Os filtros sociais vão aos poucos sendo derrocados. A impressionante passividade com a violência verbal carrega a psique de quem esta assistindo a um inexorável estágio de aceitação do que a tela mostra, é como presenciar dois dos mais importantes pilares da sociedade serem destruídos. Primeiro o religioso; que engloba a fé humana e a esperança acima de tudo. Depois o familiar; mãe, pai, irmãos e desconfiança. Embora moralmente pareça algo horrível, o filme justifica essa inversão de valores com suas tantas cenas desesperadoras acerca da ignorância “divina” dos membros da família. Cometendo não um ou outro, mas os sete pecados capitais, uns contra os outros, somos questionados sobre tudo que havia sido entregue até ali. Os juízes enfim se mostram como o alvo da penitência, aquilo que eles tanto temiam, monstros, almas cheias de ressentimento e rancor, produtos infelizes de seus próprios erros. Crer que a provação foi merecida e as consequências parte desse processo, apesar de soar crapuloso, é uma interpretação extremamente coerente. Dito isto, a psicologia por trás do argumento denota uma coragem descomunal por parte dos envolvidos no projeto. Não é de hoje que a censura acaba inibindo a veiculação desse tipo de conteúdo para as massas, porque afinal, muitas vezes isso acaba não sendo o que elas procuram.
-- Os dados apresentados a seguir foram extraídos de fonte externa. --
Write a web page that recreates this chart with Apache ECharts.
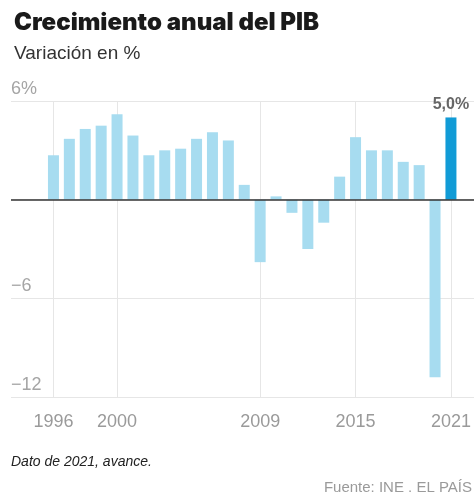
<!DOCTYPE html>
<html>
<head>
<meta charset="utf-8">
<script src="https://cdn.jsdelivr.net/npm/echarts@6/dist/echarts.min.js"></script>
<style>
  html, body { margin: 0; padding: 0; background: #fff; }
  #chart { width: 474px; height: 500px; }
</style>
</head>
<body>
<div id="chart"></div>
<script>
// Annual GDP growth in Spain, % change
const years = [1996, 1997, 1998, 1999, 2000, 2001, 2002, 2003, 2004, 2005, 2006, 2007, 2008,
               2009, 2010, 2011, 2012, 2013, 2014, 2015, 2016, 2017, 2018, 2019, 2020, 2021];
const growth = [2.7, 3.7, 4.3, 4.5, 5.2, 3.9, 2.7, 3.0, 3.1, 3.7, 4.1, 3.6, 0.9,
                -3.8, 0.2, -0.8, -3.0, -1.4, 1.4, 3.8, 3.0, 3.0, 2.3, 2.1, -10.8, 5.0];
const labelledYears = [1996, 2000, 2009, 2015, 2021];
const highlightYear = 2021;
const yTicks = { min: -12, max: 6, step: 6 };

const FONT = '"Liberation Sans", Arial, sans-serif';
const TITLE_FONT = 'Inter, "Liberation Sans", Arial, sans-serif';
const LIGHT = '#a7dcf0';
const DARK = '#119bd6';

const fmtPct = v => v.toFixed(1).replace('.', ',') + '%';

const barData = years.map((y, i) => {
  const item = { value: [y, growth[i]] };
  if (y === highlightYear) {
    item.itemStyle = { color: DARK };
    item.label = {
      show: true, position: 'top', distance: 5,
      formatter: p => fmtPct(p.value[1]),
      fontFamily: FONT, fontWeight: 'bold', fontSize: 16, color: '#666'
    };
  }
  return item;
});

const chart = echarts.init(document.getElementById('chart'), null, { renderer: 'canvas' });
chart.setOption({
  animation: false,
  backgroundColor: '#fff',
  title: {
    text: 'Crecimiento anual del PIB',
    subtext: 'Variación en %',
    left: 9, top: 6, itemGap: 9,
    textStyle: { fontFamily: TITLE_FONT, fontWeight: 900, fontSize: 24, color: '#1a1a1a' },
    subtextStyle: { fontFamily: FONT, fontSize: 19, color: '#333' }
  },
  grid: { left: 11, right: 0, top: 101, bottom: 103, containLabel: false },
  xAxis: {
    type: 'value',
    min: 1993.33, max: 2022.45,
    axisLine: { show: false, onZero: false },
    splitLine: { show: false },
    axisTick: {
      show: true, inside: true, length: 296,
      customValues: labelledYears,
      lineStyle: { color: '#e6e6e6', width: 1 }
    },
    axisLabel: {
      customValues: labelledYears,
      margin: 16,
      formatter: v => String(v),
      fontFamily: FONT, fontSize: 18, color: '#9a9a9a'
    }
  },
  yAxis: {
    type: 'value',
    min: yTicks.min, max: yTicks.max, interval: yTicks.step,
    axisLine: { show: false },
    axisTick: { show: false },
    splitLine: { lineStyle: { color: '#e6e6e6', width: 1 } },
    axisLabel: {
      inside: true, margin: 0, align: 'left', verticalAlign: 'bottom',
      padding: [0, 0, 3, 0],
      fontFamily: FONT, fontSize: 18, color: '#a5a5a5',
      formatter: v => v === 0 ? '' : (v === yTicks.max ? v + '%' : String(v).replace('-', '−'))
    }
  },
  series: [{
    type: 'bar',
    barWidth: 11,
    itemStyle: { color: LIGHT },
    data: barData,
    markLine: {
      silent: true, symbol: 'none', z: 6,
      label: { show: false },
      lineStyle: { color: '#333', width: 1.5, type: 'solid' },
      data: [{ yAxis: 0 }]
    }
  }],
  graphic: [
    {
      type: 'text', left: 11, top: 455,
      style: { text: 'Dato de 2021, avance.', fontFamily: FONT, fontStyle: 'italic', fontSize: 14, fill: '#222' }
    },
    {
      type: 'text', right: 2, top: 480,
      style: { text: 'Fuente: INE . EL PAÍS', fontFamily: FONT, fontSize: 15, fill: '#9a9a9a' }
    }
  ]
});
</script>
</body>
</html>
Mesmo vivendo a era da informação, a quantidade de trabalhos artísticos que difundem ideias para estimular ideias é insuficiente. Tanto esses cutucões em temas de peso na atualidade quanto a nova onda de filmes de suspense independentes que estimulam o pensamento crítico são colaboradores direto para produção de obras como essa. Alguns exemplos sobre o estreitamento das relações humanas até o limite do tolerável e também da exposição de grupos que são um mistério para a mídia, são os recentes Goodnight Mommy, Kill List e o drama urbano de Kleber Mendonça Filho, lançando em 2012, O Som ao Redor. Tais filmes fazem parte de uma lista seleta que vem torcendo o nariz de adeptos ao tradicionalismo, com seus vários pontos de vista, essas obras discutem o indiscutível e transmitem para quem está realmente disposto a se tornar um questionador uma série de ideologias alheias do modo de pensar comum, elevando o mero e trivial conceito de se assistir um filme a uma experiência única de aprendizado e absorção de conhecimento.
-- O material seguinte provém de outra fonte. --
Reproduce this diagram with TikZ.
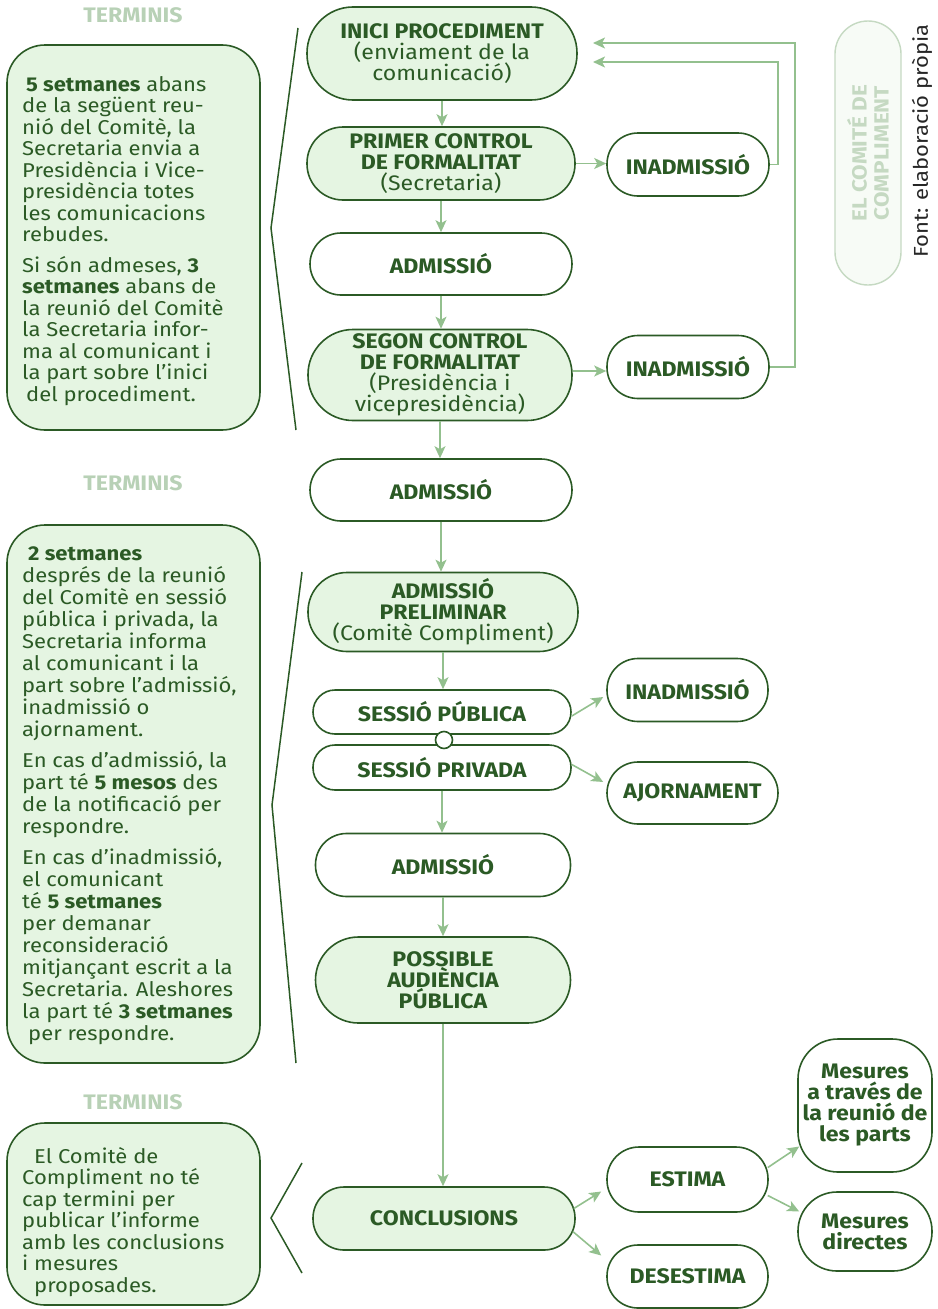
\documentclass[tikz,border=0pt]{standalone}
\usepackage{fontspec}
\setmainfont[FakeStretch=1.1]{Fira Sans}
\usetikzlibrary{arrows.meta,calc}
\definecolor{dg}{HTML}{2B5A25}
\definecolor{lg}{HTML}{E5F5E2}
\definecolor{ag}{HTML}{93C08E}
\definecolor{tg}{HTML}{B8D1B6}
\definecolor{cg}{HTML}{C5D9C2}
\definecolor{cf}{HTML}{F7FBF6}
\tikzset{
  box/.style={draw=dg, line width=1.6pt, rectangle, text=dg, align=center, inner sep=0pt,
    font=\fontsize{21}{21}\selectfont},
  stage/.style={box, fill=lg},
  plain/.style={box, fill=white},
  sz/.style n args={3}{minimum width=#1pt, minimum height=#2pt, rounded corners=#3pt},
  arr/.style={draw=ag, line width=1.6pt, -{Stealth[length=12pt,width=11pt,inset=3pt]}},
  brk/.style={draw=dg, line width=1.5pt},
  termin/.style={text=tg, font=\bfseries\fontsize{21}{22}\selectfont},
  lefttxt/.style={anchor=north west, align=left, inner sep=0pt, text=dg,
    font=\fontsize{20}{21.5}\selectfont},
  leftbox/.style={draw=dg, line width=1.6pt, fill=lg, rounded corners=38pt},
}
\begin{document}
\begin{tikzpicture}[x=1pt,y=-1pt]
\path[use as bounding box] (0,0) rectangle (937,1309);

% ---------- left boxes ----------
\node[termin] (t1) at (133,15) {TERMINIS};
\node[leftbox, minimum width=253pt, minimum height=385pt] (b1) at (133.5,237.5) {};
\node[lefttxt] (tx1) at (22,76) {\hspace{4pt}{\bfseries 5 setmanes} abans\\
de la següent reu-\\
nió del Comitè, la\\
Secretaria envia a\\
Presidència i Vice-\\
presidència totes\\
les comunicacions\\
rebudes.\\[9pt]
Si són admeses, {\bfseries 3}\\
{\bfseries setmanes} abans de\\
la reunió del Comitè\\
la Secretaria infor-\\
ma al comunicant i\\
la part sobre l'inici\\
\hspace{4pt}del procediment.};
\draw[brk] (298,28) -- (271,228) -- (296,430);

\node[termin] (t2) at (133,483) {TERMINIS};
\node[leftbox, minimum width=253pt, minimum height=538pt] (b2) at (133.5,794) {};
\node[lefttxt, font=\fontsize{20}{22}\selectfont] (tx2) at (22,546) {\hspace{6pt}{\bfseries 2 setmanes}\\
després de la reunió\\
del Comitè en sessió\\
pública i privada, la\\
Secretaria informa\\
al comunicant i la\\
part sobre l'admissió,\\
inadmissió o\\
ajornament.\\[9pt]
En cas d'admissió, la\\
part té {\bfseries 5 mesos} des\\
de la notificació per\\
respondre.\\[9pt]
En cas d'inadmissió,\\
el comunicant\\
té {\bfseries 5 setmanes}\\
per demanar\\
reconsideració\\
mitjançant escrit a la\\
Secretaria. Aleshores\\
la part té {\bfseries 3 setmanes}\\
\hspace{6pt}per respondre.};
\draw[brk] (302,572) -- (272,805) -- (296,1063);

\node[termin] (t3) at (133,1102) {TERMINIS};
\node[leftbox, minimum width=253pt, minimum height=182pt] (b3) at (133.5,1214) {};
\node[lefttxt] (tx3) at (22,1147) {\hspace{12pt}El Comitè de\\
Compliment no té\\
cap termini per\\
publicar l'informe\\
amb les conclusions\\
i mesures\\
\hspace{12pt}proposades.};
\draw[brk] (302,1163) -- (271,1218) -- (302,1273);

% ---------- central column ----------
\node[stage, sz={270}{93}{46}] (inici) at (442,53.5)
  {{\bfseries INICI PROCEDIMENT}\\(enviament de la\\comunicació)};
\node[stage, sz={268}{73}{36}] (primer) at (441,163.5)
  {{\bfseries PRIMER CONTROL}\\{\bfseries DE FORMALITAT}\\(Secretaria)};
\node[plain, sz={262}{62}{31}] (adm1) at (441,264) {\bfseries ADMISSIÓ};
\node[stage, sz={264}{91}{45}] (segon) at (440,375)
  {{\bfseries SEGON CONTROL}\\{\bfseries DE FORMALITAT}\\(Presidència i\\vicepresidència)};
\node[plain, sz={262}{62}{31}] (adm2) at (441,490) {\bfseries ADMISSIÓ};
\node[stage, sz={270}{79}{39}] (prel) at (443,612)
  {{\bfseries ADMISSIÓ}\\{\bfseries PRELIMINAR}\\(Comitè Compliment)};
\node[plain, sz={258}{44}{22}] (spub) at (442,712) {\bfseries SESSIÓ PÚBLICA};
\node[plain, sz={258}{45}{22}] (spriv) at (442,767.5) {\bfseries SESSIÓ PRIVADA};
\node[draw=dg, line width=1.6pt, fill=white, circle, minimum size=17pt, inner sep=0pt] (dot) at (444,740) {};
\node[plain, sz={255}{63}{31}] (adm3) at (443,865) {\bfseries ADMISSIÓ};
\node[stage, sz={255}{86}{43}] (poss) at (443,980)
  {\bfseries POSSIBLE\\\bfseries AUDIÈNCIA\\\bfseries PÚBLICA};
\node[stage, sz={262}{63}{31}] (conc) at (444,1218.5) {\bfseries CONCLUSIONS};

% ---------- right column ----------
\node[plain, sz={162}{63}{31}] (inad1) at (688,164.5) {\bfseries INADMISSIÓ};
\node[plain, sz={162}{63}{31}] (inad2) at (688,367) {\bfseries INADMISSIÓ};
\node[plain, sz={161}{63}{31}] (inad3) at (687.5,690) {\bfseries INADMISSIÓ};
\node[plain, sz={171}{62}{31}] (ajor) at (692.5,793) {\bfseries AJORNAMENT};
\node[plain, sz={161}{65}{32}] (estima) at (687.5,1179.5) {\bfseries ESTIMA};
\node[plain, sz={161}{63}{31}] (desest) at (687.5,1276.5) {\bfseries DESESTIMA};
\node[plain, sz={134}{133}{40}] (mes1) at (865,1105.5)
  {\bfseries Mesures\\\bfseries a través de\\\bfseries la reunió de\\\bfseries les parts};
\node[plain, sz={134}{79}{39}] (mes2) at (865,1231.5)
  {\bfseries Mesures\\\bfseries directes};

% comite label
\node[draw=cg, line width=1.4pt, fill=cf, minimum width=66pt, minimum height=264pt,
  rounded corners=33pt] (comite) at (868,153) {};
\node[rotate=90, text=cg, align=center, inner sep=0pt,
  font=\bfseries\fontsize{20.5}{22}\selectfont] (comtxt) at (comite.center) {EL COMITÉ DE\\COMPLIMENT};
\node[rotate=90, text=black!85, inner sep=0pt, font=\fontsize{20}{20}\selectfont] (font) at (922,141) {Font: elaboració pròpia};

% ---------- connectors ----------
\draw[arr] (inici.south) -- (inici.south |- primer.north);
\draw[arr] (primer.south) -- (primer.south |- adm1.north);
\draw[arr] (adm1.south) -- (adm1.south |- segon.north);
\draw[arr] (segon.south) -- (segon.south |- adm2.north);
\draw[arr] (adm2.south) -- (adm2.south |- prel.north);
\draw[arr] (prel.south) -- (prel.south |- spub.north);
\draw[arr] (spriv.south) -- (spriv.south |- adm3.north);
\draw[arr] (adm3.south) -- (adm3.south |- poss.north);
\draw[arr] (poss.south) -- (poss.south |- conc.north);

\draw[arr] (primer.east) -- (primer.east -| inad1.west);
\draw[arr] ($(segon.east)+(0,-4)$) -- ($(segon.east -| inad2.west)+(0,-4)$);

\coordinate (f1) at (593,62);
\coordinate (f2) at (593,43);
\draw[arr] (inad1.east) -- ++(8,0) |- (f1);
\draw[arr] (inad2.east) -- ++(25,0) |- (f2);

\draw[arr] ($(spub.east)+(0,4)$) -- ($(inad3.west)+(-3,7)$);
\draw[arr] ($(spriv.east)+(0,-3)$) -- ($(ajor.west)+(-3,-11)$);

\draw[arr] ($(conc.east)+(-2,-10)$) -- ($(estima.west)+(-5,12)$);
\draw[arr] ($(conc.east)+(-3,13)$) -- ($(desest.west)+(-5,-21)$);
\draw[arr] ($(estima.east)+(-1,-12)$) -- ($(mes1.west)+(2,41)$);
\draw[arr] ($(estima.east)+(-1,16)$) -- ($(mes2.west)+(2,-20)$);
\end{tikzpicture}
\end{document}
Comparando um pouco a obra a seus semelhantes e concorrentes, há também uma grande diferença no tom, narrativa, montagem e estrutura. É um conto que diferente dos do gênero, prioriza o plot e a técnica, abandonando recursos fatidicamente usados para impressionar ou causar sustos. A ideia de a sugestão plantar o medo na família e espectador se mostra como um juízo de valor com infinitas vias de mão. E como se não bastasse a psicologia infame da obra, todos os seus quesitos técnicos colaboram fortemente para a experiência ser uma das mais aterrorizantes. Filmado inteiramente em um formato incomum (1.66 : 1), a ideia desse método é conceber uma perspectiva de isolamento para ambos os lados, personagens e público, como se o quadrado visualizado ao centro das bordas pretas não tornasse possível o vislumbre de mais nada a não ser o pequeno inferno que estamos presenciando. Acompanhado de uma trilha-sonora digna de clássicos do terror e uma fotografia que parece utilizar muito pouca iluminação artificial, a concepção de mundo criada pela equipe responsável pelos cenários e afins não poderia ser mais perfeita. A obra respira originalidade em todos seus aspectos.
Com um dos finais mais poderosos das últimas décadas e da história dos filmes de terror, A Bruxa se mostra um filme sobre quebra de paradigmas, expectativas, conceitos e ilusões frequentes acerca de bem e mal. É o detrimento da frágil cerne humana exposta diante das mazelas criadas por suas próprias cabeças, sugeridas pelos seus delírios cotidianos e reproduzidas como uma constante. Num metafórico ciclo reincidente de um caminho só, a renúncia. Seja lá do que você imaginar.